Ibrahim Miari, a Man in Between
CFA alum's show probes his Jewish-Arab identity

Ibrahim Miari portrays himself and several other characters in In Between, tomorrow at CFA’s TheaterLab@855. Photo courtesy of Ibrahim Miari
Some days Ibrahim Miari is a living metaphor for the promise of Middle East peace and reconciliation; other days he might be accused of being anything from a knee-jerk Zionist to a radical Islamic terrorist. The Israeli son of a Jewish mother and a Palestinian Muslim father, Miari is an actor, a playwright, and a Sufi dancer.
Miari (CFA’09) teaches both Arabic and Hebrew at several schools and colleges, among them BU, where he is a College of Arts & Sciences lecturer in modern languages and comparative literature, teaching Arabic. His one-man play, In Between, is being presented tomorrow night by the College of Fine Arts and the interdisciplinary Jewish studies faculty initiative The Other Within.
Although neither of his parents was especially religious, Miari’s mother converted to Islam to marry his father. Such nuptials remain rare; according to some Israeli news accounts, mixed Israeli-Arab couples account for no more than 3,000 marriages a year in a nation of 7.5 million. How the pair met remains a mystery to Miari, whose play offers a fantasy version involving a meet-cute courtship steeped in Beatles music. But it soon becomes evident that the greater conflict cast shadows on this mixed marriage, however committed. Directed by Elena Araoz, In Between intercuts vignettes and characters from Miari’s culturally schizoid childhood in a picturesque village in Israel’s Western Galilee region with an ominous encounter at an Israeli airport. Add in his search for a progressive clergyperson to marry him and his American Jewish fiancée, Sarah Goldberg, whom he met while running a drama program at a Canadian peace camp for young Israelis and Palestinians.

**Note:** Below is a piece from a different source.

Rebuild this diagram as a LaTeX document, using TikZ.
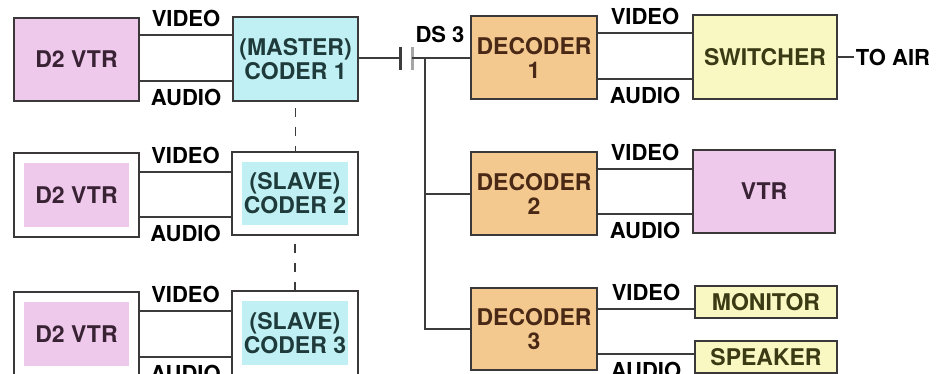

As the play attests—with wit and poignancy—it is not always easy being Miari. Consider, for example, his description of a childhood spent bouncing from a Jewish school, where he was Avram, to an Arab school, where he was Ibrahim, or celebrating independence day among his Israeli-flag-waving Jewish friends, while his Arab friends commemorate that day as al-Nakba, “the catastrophe.”
“Both sides are equally misunderstood,” says Miari, who because of his protean identity has heard uncensored grievances from both Israelis and Arabs. With adversarial heels dug in deep, Miari has learned to just “try to listen and understand,” he says, adding that what’s needed are efforts not to defend, but to educate. One thing he will not suffer, he says, is “ignorant stereotyping.” He finds himself answering questions like, “Are there Arabs in Israel?” Well, yes, they’re 20 percent of the population, Miari responds.

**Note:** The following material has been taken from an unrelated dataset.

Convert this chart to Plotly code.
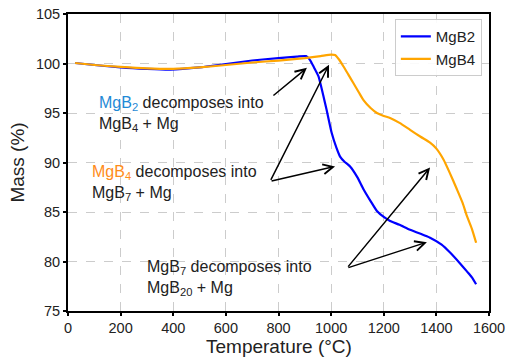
import plotly.graph_objects as go

# MgB2 TGA curve
temp_mgb2 = [27, 100, 200, 300, 388, 500, 600, 700, 800, 870, 905, 920, 935, 952, 970, 983, 1002,
             1020, 1034, 1050, 1072, 1100, 1123, 1150, 1174, 1200, 1224, 1260, 1300, 1340, 1376,
             1420, 1452, 1490, 1516, 1535, 1551]
mass_mgb2 = [100.05, 99.85, 99.6, 99.45, 99.38, 99.6, 99.95, 100.3, 100.55, 100.7, 100.75, 100.35,
             99.6, 98.7, 96.8, 95.3, 93.0, 91.5, 90.6, 90.1, 89.6, 88.5, 87.3, 86.1, 85.1, 84.5,
             84.1, 83.7, 83.2, 82.8, 82.4, 81.7, 80.9, 79.8, 79.0, 78.4, 77.7]

# MgB4 TGA curve
temp_mgb4 = [27, 100, 200, 300, 400, 500, 600, 700, 800, 900, 960, 1000, 1015, 1030, 1047, 1065,
             1085, 1105, 1123, 1150, 1174, 1200, 1224, 1260, 1300, 1340, 1376, 1400, 1427, 1450,
             1478, 1500, 1516, 1535, 1551]
mass_mgb4 = [100.05, 99.85, 99.65, 99.5, 99.45, 99.6, 99.85, 100.1, 100.3, 100.55, 100.75, 100.9,
             100.85, 100.4, 99.7, 98.9, 98.0, 97.1, 96.3, 95.5, 95.0, 94.7, 94.5, 94.0, 93.3,
             92.6, 92.0, 91.4, 90.3, 89.0, 87.3, 85.9, 84.6, 83.3, 81.9]

x_ticks = [0, 200, 400, 600, 800, 1000, 1200, 1400, 1600]
y_ticks = [75, 80, 85, 90, 95, 100, 105]

BLUE_TXT = "#1f8ad6"
ORANGE_TXT = "#ff8c1a"
FONT = "Liberation Sans, Arial, sans-serif"

fig = go.Figure()
fig.add_trace(go.Scatter(x=temp_mgb2, y=mass_mgb2, mode="lines", name="MgB2",
                         line=dict(color="#0000ff", width=2.2, shape="spline", smoothing=0.5)))
fig.add_trace(go.Scatter(x=temp_mgb4, y=mass_mgb4, mode="lines", name="MgB4",
                         line=dict(color="#ffa500", width=2.2, shape="spline", smoothing=0.5)))

font_ann = dict(family=FONT, size=16, color="#222222")

texts = [
    (110, 94.85, f"<span style='color:{BLUE_TXT}'>MgB<sub>2</sub></span> decomposes into<br>MgB<sub>4</sub> + Mg"),
    (84, 87.9, f"<span style='color:{ORANGE_TXT}'>MgB<sub>4</sub></span> decomposes into<br>MgB<sub>7</sub> + Mg"),
    (293, 78.3, "MgB<sub>7</sub> decomposes into<br>MgB<sub>20</sub> + Mg"),
]
for x, y, t in texts:
    fig.add_annotation(x=x, y=y, text=t, showarrow=False, xanchor="left", yanchor="middle",
                       align="left", font=font_ann)

arrows = [
    ((775, 96.64), (908, 99.56)),
    ((768, 88.09), (992, 99.87)),
    ((768, 88.09), (1015, 89.6)),
    ((1060, 79.33), (1364, 81.95)),
    ((1060, 79.33), (1376, 89.5)),
]
for (tx, ty), (hx, hy) in arrows:
    fig.add_annotation(x=hx, y=hy, ax=tx, ay=ty, axref="x", ayref="y", xref="x", yref="y",
                       text="", showarrow=True, arrowhead=5, arrowsize=1.3, arrowwidth=1.5,
                       arrowcolor="black")

# x-axis title placed as paper annotation for precise vertical position
fig.add_annotation(x=0.5, y=-0.12, xref="paper", yref="paper", text="Temperature (°C)",
                   showarrow=False, xanchor="center", yanchor="middle",
                   font=dict(family=FONT, size=19, color="#222"))

axis_common = dict(showline=True, linecolor="black", linewidth=2, mirror=True,
                   ticks="outside", ticklen=3, tickwidth=1.5, tickcolor="black",
                   showgrid=True, gridcolor="#cccccc", griddash="dash", gridwidth=1,
                   zeroline=False, automargin=False,
                   tickfont=dict(family=FONT, size=14.5, color="#222"),
                   title_font=dict(family=FONT, size=19, color="#222"))

fig.update_xaxes(range=[0, 1600], tickvals=x_ticks, **axis_common)
fig.update_yaxes(range=[75, 105], tickvals=y_ticks, title_text="Mass (%)",
                 title_standoff=6, **axis_common)

fig.update_layout(
    width=510, height=362,
    margin=dict(l=68, r=21, t=14, b=51),
    plot_bgcolor="white", paper_bgcolor="white",
    font=dict(family=FONT, color="#222"),
    legend=dict(x=0.983, y=0.983, xanchor="right", yanchor="top",
                bgcolor="rgba(255,255,255,0.9)", bordercolor="#cccccc", borderwidth=1,
                itemwidth=30, tracegroupgap=0,
                font=dict(family=FONT, size=15, color="#222")),
)

fig.write_html("out.html")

“Miari is well suited to explore the complexities of a mixed identity,” speaking for many who find themselves “enriched rather than impoverished by what was not too long ago still shunned as miscegenation,” says Michael Zank, a CAS professor of religion and acting director of the Elie Wiesel Center for Judaic Studies. “Ibrahim also offers a model of how to turn life’s challenges into creative art.”

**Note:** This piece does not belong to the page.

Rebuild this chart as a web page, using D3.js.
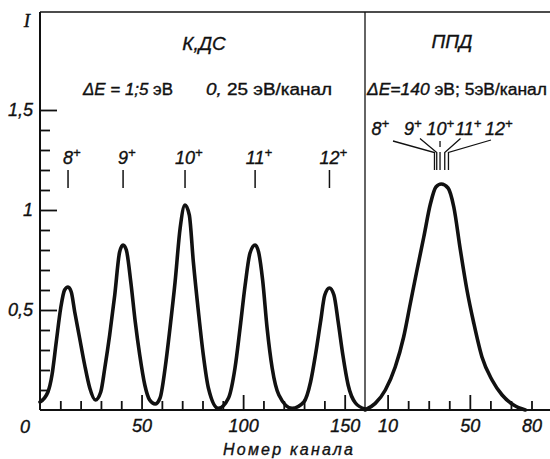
<!DOCTYPE html>
<html>
<head>
<meta charset="utf-8">
<script src="https://cdn.jsdelivr.net/npm/d3@7"></script>
<style>
  html, body { margin: 0; padding: 0; background: #fff; }
  svg { display: block; }
  text { font-family: "Liberation Sans", Arial, sans-serif; fill: #111; stroke: #111; stroke-width: 0.35px; }
</style>
</head>
<body>
<svg id="chart" width="550" height="459"></svg>
<script>
// ---------------- data ----------------
// КДС spectrum (channel, intensity)
const kdsChannel = [0, 3.9, 5.9, 8.0, 10.2, 12.1, 13.8, 15.4, 17.1, 19.5, 22.0, 24.5, 27.3,
  29.9, 31.9, 34.3, 36.8, 39.2, 40.9, 42.5, 44.7, 46.9, 49.1, 51.6, 54.0, 56.7,
  59.1, 61.6, 64.0, 66.5, 69.0, 71.4, 73.5, 75.5, 78.0, 80.4, 82.9, 87.8,
  92.8, 96.0, 98.5, 101.0, 103.4, 105.9, 107.6, 109.6, 111.8, 114.3, 117.6, 124.1,
  129.9, 133.2, 135.6, 138.1, 140.2, 142.5, 144.7, 146.8, 149.1, 151.7, 155.3, 160];
const kdsIntensity = [0.04, 0.09, 0.175, 0.34, 0.51, 0.60, 0.615, 0.59, 0.49, 0.36, 0.225, 0.11, 0.05,
  0.09, 0.21, 0.375, 0.575, 0.79, 0.825, 0.80, 0.64, 0.44, 0.275, 0.125, 0.05, 0.03,
  0.06, 0.21, 0.41, 0.64, 0.91, 1.025, 0.975, 0.74, 0.49, 0.275, 0.11, 0.008,
  0.06, 0.21, 0.41, 0.625, 0.785, 0.825, 0.79, 0.65, 0.41, 0.21, 0.075, 0.008,
  0.04, 0.14, 0.275, 0.44, 0.575, 0.61, 0.575, 0.44, 0.275, 0.125, 0.035, 0.005];

// ППД spectrum (channel, intensity)
const ppdChannel = [-1, 4.0, 8.9, 13.7, 17.8, 21.0, 24.3, 27.6, 30.8, 33.5, 36.1, 39.4,
  42.2, 45.4, 48.6, 51.9, 55.9, 60.8, 65.7, 71.3, 77.0];
const ppdIntensity = [0.0, 0.033, 0.10, 0.215, 0.365, 0.53, 0.70, 0.865, 1.03, 1.115, 1.13, 1.11,
  1.015, 0.80, 0.60, 0.435, 0.265, 0.15, 0.075, 0.025, 0.0];

// ion charge labels and where they sit
const ionLabels = ["8", "9", "10", "11", "12"];
const kdsPeakChannel = [13.8, 40.9, 71.4, 105.9, 142.5];
const ppdPeakChannel = [32.8, 33.9, 35.5, 37.8, 39.6];

// axis ticks
const yMajorTicks = [0.5, 1, 1.5];
const yTickLabels = ["0,5", "1", "1,5"];
const yMinorTicks = [0.1, 0.2, 0.3, 0.4, 0.6, 0.7, 0.8, 0.9, 1.1, 1.2, 1.3, 1.4];
const kdsMajorTicks = [50, 100, 150];
const kdsTickLabels = ["50", "100", "150"];
const kdsMinorTicks = [10, 20, 30, 40, 60, 70, 80, 90, 110, 120, 130, 140];
const ppdMajorTicks = [10, 50];
const ppdMinorTicks = [20, 30, 40, 60, 70, 80];
const ppdTickLabels = ["10", "50", "80"];
const ppdLabelTicks = [10, 50, 80];

// ---------------- layout ----------------
const L = { left: 40, divider: 365, right: 550, top: 12, bottom: 410 };

const svg = d3.select("#chart");
const xL = d3.scaleLinear().domain([0, 160]).range([L.left, L.divider]);
const xR = d3.scaleLinear().domain([-1, 89]).range([L.divider, L.right]);
const y = d3.scaleLinear().domain([0, 1.99]).range([L.bottom, L.top]);

const ink = "#111";

// frame lines
svg.append("line").attr("x1", L.left).attr("x2", L.right).attr("y1", L.top).attr("y2", L.top)
  .attr("stroke", ink).attr("stroke-width", 1.5);
svg.append("line").attr("x1", L.divider).attr("x2", L.divider).attr("y1", L.top).attr("y2", L.bottom)
  .attr("stroke", ink).attr("stroke-width", 1.3);

function styleAxis(g) {
  g.select(".domain").remove();
  g.selectAll(".tick line").attr("stroke", ink).attr("stroke-width", 1.8);
  g.selectAll(".tick text").attr("fill", ink)
    .style("font-family", "'Liberation Sans', Arial, sans-serif")
    .style("font-style", "italic").style("font-size", "18px");
}
// y axis
svg.append("g").attr("transform", `translate(${L.left},0)`)
  .call(d3.axisLeft(y).tickValues(yMinorTicks).tickSize(-10).tickFormat(""))
  .call(styleAxis);
svg.append("g").attr("transform", `translate(${L.left},0)`)
  .call(d3.axisLeft(y).tickValues(yMajorTicks).tickSize(-17).tickPadding(7)
    .tickFormat((d, i) => yTickLabels[i]))
  .call(styleAxis);

// x axes
svg.append("g").attr("transform", `translate(0,${L.bottom})`)
  .call(d3.axisBottom(xL).tickValues(kdsMinorTicks).tickSize(-9).tickFormat(""))
  .call(styleAxis);
svg.append("g").attr("transform", `translate(0,${L.bottom})`)
  .call(d3.axisBottom(xL).tickValues(kdsMajorTicks).tickSize(-15).tickPadding(9)
    .tickFormat((d, i) => kdsTickLabels[i]))
  .call(styleAxis);
svg.append("g").attr("transform", `translate(0,${L.bottom})`)
  .call(d3.axisBottom(xR).tickValues(ppdMinorTicks).tickSize(-9).tickFormat(""))
  .call(styleAxis);
svg.append("g").attr("transform", `translate(0,${L.bottom})`)
  .call(d3.axisBottom(xR).tickValues(ppdMajorTicks).tickSize(-15).tickFormat(""))
  .call(styleAxis);
svg.append("g").attr("transform", `translate(0,${L.bottom})`)
  .call(d3.axisBottom(xR).tickValues(ppdLabelTicks).tickSize(0).tickPadding(9)
    .tickFormat((d, i) => ppdTickLabels[i]))
  .call(styleAxis);
// "0" label at origin
svg.append("text").attr("x", L.left - 15).attr("y", L.bottom + 23)
  .attr("text-anchor", "middle").style("font-style", "italic").style("font-size", "18px").text("0");

// axis lines
svg.append("line").attr("x1", L.left).attr("x2", L.left).attr("y1", L.top).attr("y2", L.bottom)
  .attr("stroke", ink).attr("stroke-width", 2);
svg.append("line").attr("x1", L.left).attr("x2", L.right).attr("y1", L.bottom).attr("y2", L.bottom)
  .attr("stroke", ink).attr("stroke-width", 2.2);

// axis titles
svg.append("text").attr("x", 27).attr("y", 27).attr("text-anchor", "middle")
  .style("font-family", "'Liberation Serif', serif").style("font-style", "italic")
  .style("font-size", "19px").text("I");
svg.append("text").attr("x", 223).attr("y", 455).attr("textLength", 130).attr("lengthAdjust", "spacing")
  .style("font-style", "italic").style("font-size", "16px").text("Номер канала");

// curves
const lineL = d3.line().x(d => xL(d[0])).y(d => y(d[1])).curve(d3.curveMonotoneX);
const lineR = d3.line().x(d => xR(d[0])).y(d => y(d[1])).curve(d3.curveMonotoneX);
svg.append("path").datum(kdsChannel.map((c, i) => [c, kdsIntensity[i]]))
  .attr("d", lineL).attr("fill", "none").attr("stroke", ink).attr("stroke-width", 3.6)
  .attr("stroke-linejoin", "round").attr("stroke-linecap", "round");
svg.append("path").datum(ppdChannel.map((c, i) => [c, ppdIntensity[i]]))
  .attr("d", lineR).attr("fill", "none").attr("stroke", ink).attr("stroke-width", 3.6)
  .attr("stroke-linejoin", "round").attr("stroke-linecap", "round");

// panel titles
svg.append("text").attr("x", 204).attr("y", 50).attr("text-anchor", "middle")
  .style("font-style", "italic").style("font-size", "19px").text("К,ДС");
svg.append("text").attr("x", 452).attr("y", 48).attr("text-anchor", "middle")
  .style("font-style", "italic").style("font-size", "19px").text("ППД");

// resolution lines
const t1 = svg.append("text").attr("x", 83).attr("y", 95).style("font-size", "16px")
  .attr("textLength", 90).attr("lengthAdjust", "spacingAndGlyphs");
t1.append("tspan").style("font-style", "italic").text("ΔE = 1;5 ");
t1.append("tspan").text("эВ");
const t2 = svg.append("text").attr("x", 206).attr("y", 95).style("font-size", "16px")
  .attr("textLength", 126).attr("lengthAdjust", "spacingAndGlyphs");
t2.append("tspan").style("font-style", "italic").text("0, ");
t2.append("tspan").text("25 эВ/канал");
const t3 = svg.append("text").attr("x", 367).attr("y", 95).style("font-size", "16px")
  .attr("textLength", 180).attr("lengthAdjust", "spacingAndGlyphs");
t3.append("tspan").style("font-style", "italic").text("ΔE=140 ");
t3.append("tspan").text("эВ; 5эВ/канал");

// ion labels, КДС panel
ionLabels.forEach((lab, i) => {
  const cx = xL(kdsPeakChannel[i]);
  const t = svg.append("text").attr("x", cx).attr("y", 164).attr("text-anchor", "start")
    .style("font-style", "italic").style("font-size", "18px");
  t.append("tspan").text(lab);
  t.append("tspan").attr("dy", -7).style("font-size", "13px").text("+");
  const w = t.select("tspan").node().getComputedTextLength();
  t.attr("x", cx - w / 2);
  svg.append("line").attr("x1", cx).attr("x2", cx).attr("y1", 170).attr("y2", 188)
    .attr("stroke", ink).attr("stroke-width", 1.5);
});

// ion labels, ППД panel (numeral centres in px, leader start points)
const ppdLabelX = [376.5, 409, 436.5, 464.5, 495];
const leaderStart = [[393, 141], [420, 138.5], [440, 141], [460.5, 138.5], [491, 140]];
ionLabels.forEach((lab, i) => {
  const t = svg.append("text").attr("y", 135)
    .style("font-style", "italic").style("font-size", "18px");
  t.append("tspan").text(lab);
  t.append("tspan").attr("dy", -7).style("font-size", "13px").text("+");
  const w = t.select("tspan").node().getComputedTextLength();
  t.attr("x", ppdLabelX[i] - w / 2);
  const px = xR(ppdPeakChannel[i]);
  const [sx, sy] = leaderStart[i];
  if (i === 2) {
    svg.append("line").attr("x1", px).attr("x2", px).attr("y1", sy).attr("y2", 147)
      .attr("stroke", ink).attr("stroke-width", 1.3);
    svg.append("line").attr("x1", px).attr("x2", px).attr("y1", 152).attr("y2", 170)
      .attr("stroke", ink).attr("stroke-width", 1.3);
  } else {
    svg.append("path").attr("d", `M${sx},${sy}L${px},152.5L${px},170`)
      .attr("fill", "none").attr("stroke", ink).attr("stroke-width", 1.3);
  }
});
</script>
</body>
</html>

On a set with just a chair, a drum, and a small rolling suitcase, Miari brings to life a cast of characters that includes himself, his parents, his future mother-in-law, and an El Al security agent. At a recent performance at the Unitarian Universalist First Church in Jamaica Plain, cosponsored by Nehar Shalom Community Synagogue and First Baptist Church in Jamaica Plain, he played to a packed house. Miari, who has worked with a variety of companies, including the San Francisco–based Traveling Jewish Theatre, Canada’s Nephesh Theatre, and Israel’s Acco Theater Center Ensemble, drew belly laughs as he conversed with an immense, lighter-than-air puppet playing out what might be called his version of a standard joke: a rabbi, an imam, and a (Buddhist) priest. The laughs became queasier as a rubber-gloved Miari morphed into an El Al security guard who glowers after noticing the label on his suitcase, borrowed from his fiancée: “You don’t look like a Sarah, and you definitely don’t look like a Goldberg…” The airport interrogation frames the play and serves as a point of departure for memories distant and near. Audience members were brought to tears by the playwright’s tender description of his two grandmothers, whose Arabic and Hebrew names both translate to “star.” Although they lived only hours apart, the two never met.
In Between ends on an exultant note as Miari and Sarah share an inspiration for their wedding, which because of restrictions they could not abide by would not be performed by rabbi, sheik, or priest. Their solution screams “here we are,” says Miari. “I’m a Muslim, and a Jew, and an artist, and I’m getting married in America.”
Miari, now married and a father, says that since its inception three years ago, the still-evolving play has been performed at college campuses, churches, and small performance spaces. At BU, his ethnicity comes as a surprise to most people he encounters. “They all think I’m Brazilian,” Miari says.